Any university, implicated or not in the frequent sex-for-marks scandals, should have in place strict policies and procedures that will serve as restraints against staff who engage in sexual harassment of female students. Sexual harassment is not entertainment. University academic staff must not deviate from their core objective of providing quality higher education to students. There is no place in universities for sleazy practices. It does not matter whether a handful of academic staff are involved in the criminal behaviour. It does not matter whether professors are the most culpable in the disreputable behaviour. It does not matter whether senior staff are the only ones implicated in these immoral practices. What is bad is bad and should not be tolerated.
The iniquitous practice must be condemned, punished severely, and eradicated. Some university staff engage in so many malpractices that ought not to exist. Apart from sexual harassment of female students, some university staff have previously been implicated in other forms of exploitation of students such as compelling students to buy handouts or lecture notes, abusing the rules that guide fair conduct of examinations, and inflation of grades for favoured students. These reprehensible behaviours are unpardonable, indefensible, and horrendous. In the end, it is the image of Nigerian universities that is tainted.
Apart from poor quality of teaching and research, apart from crumbling infrastructure and other facilities, Nigerian universities are decaying and so are the products of the universities. They graduate from the universities but their performances are no better than those who received half education.
Part of the reason why Nigerian universities have failed to deal forcefully with sexual harassment cases is the existing culture of mateship in which victims are shamed and humiliated while the offenders are rewarded and treated as untouchables. It is quite absurd how universities treat female students who are victims of sexual harassment. Female students who allege misconduct against university academic staff are abused, taunted, harassed, labelled, insulted, blamed, and scorned. It is this kind of experience that terrifies many victims of sexual harassment from coming forward.
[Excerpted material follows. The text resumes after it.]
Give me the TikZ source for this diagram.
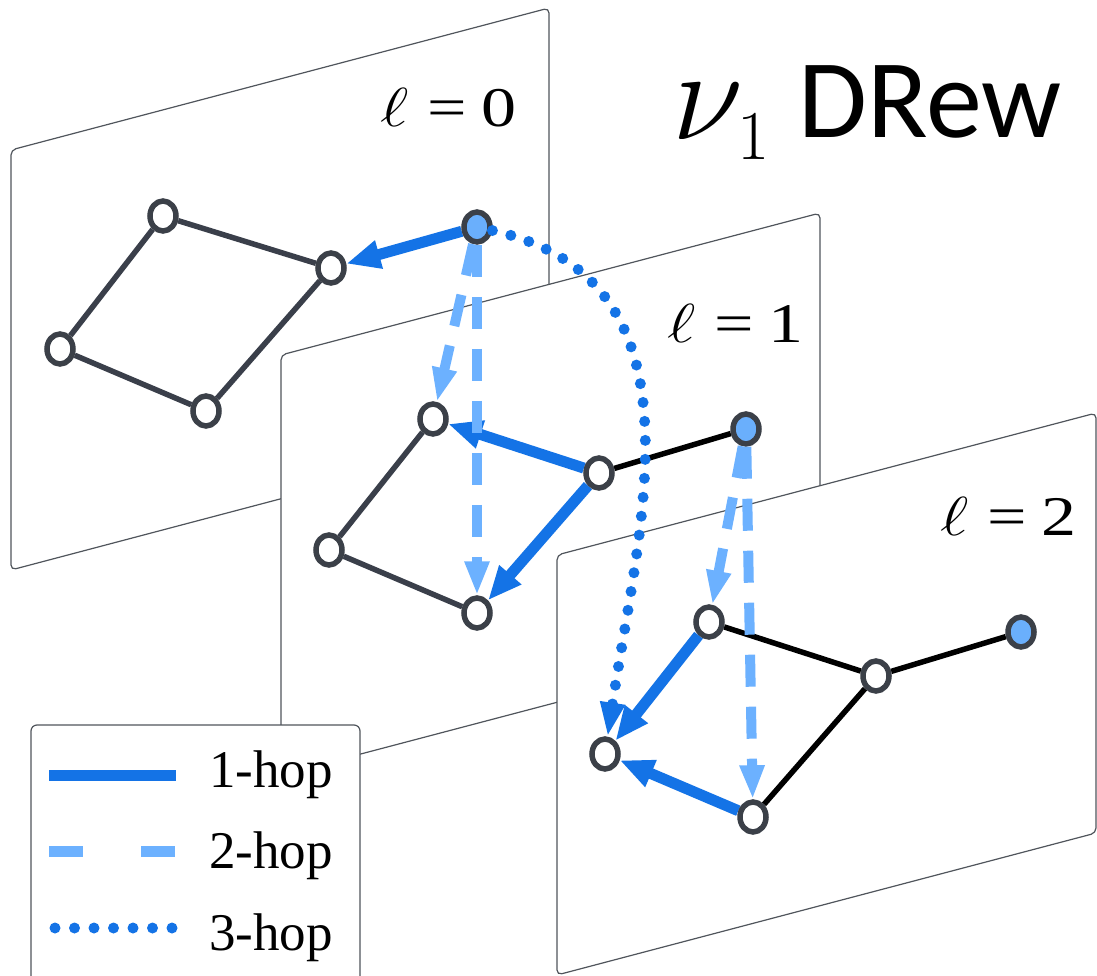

The environment in the universities places the burden of proof of sexual harassment on female students. It is this skewed milieu that accounts for the silence of those abused female students who prefer to live with emotional scars and physical pain of abuse than confront a system that is heavily weighted against them. Above all, sexual harassment leaves on the victims that permanent mark of invasion of privacy, which the victims are unwilling to show to the public. There is nothing as fear-inducing in female students as being sexually abused by men supposedly obligated to mentor, teach, motivate, and guide them.
Female students consumed by the prevailing climate of fear in the universities opt to die several times in silence on the belief that it is better to soak up abuse of their human rights than to formally allege sexual misconduct against an academic staff member who is overwhelmingly protected by the university system. It is a strange system in which female students are found guilty of raising “false alarm” as they seek justice.
Why do Nigerian universities find it difficult and uncomfortable to investigate cases of sexual harassment in order to identify, discipline, and dismiss those crooked and morally depraved staff members who move about bragging about their right to behave and operate anyway they like within their university campuses?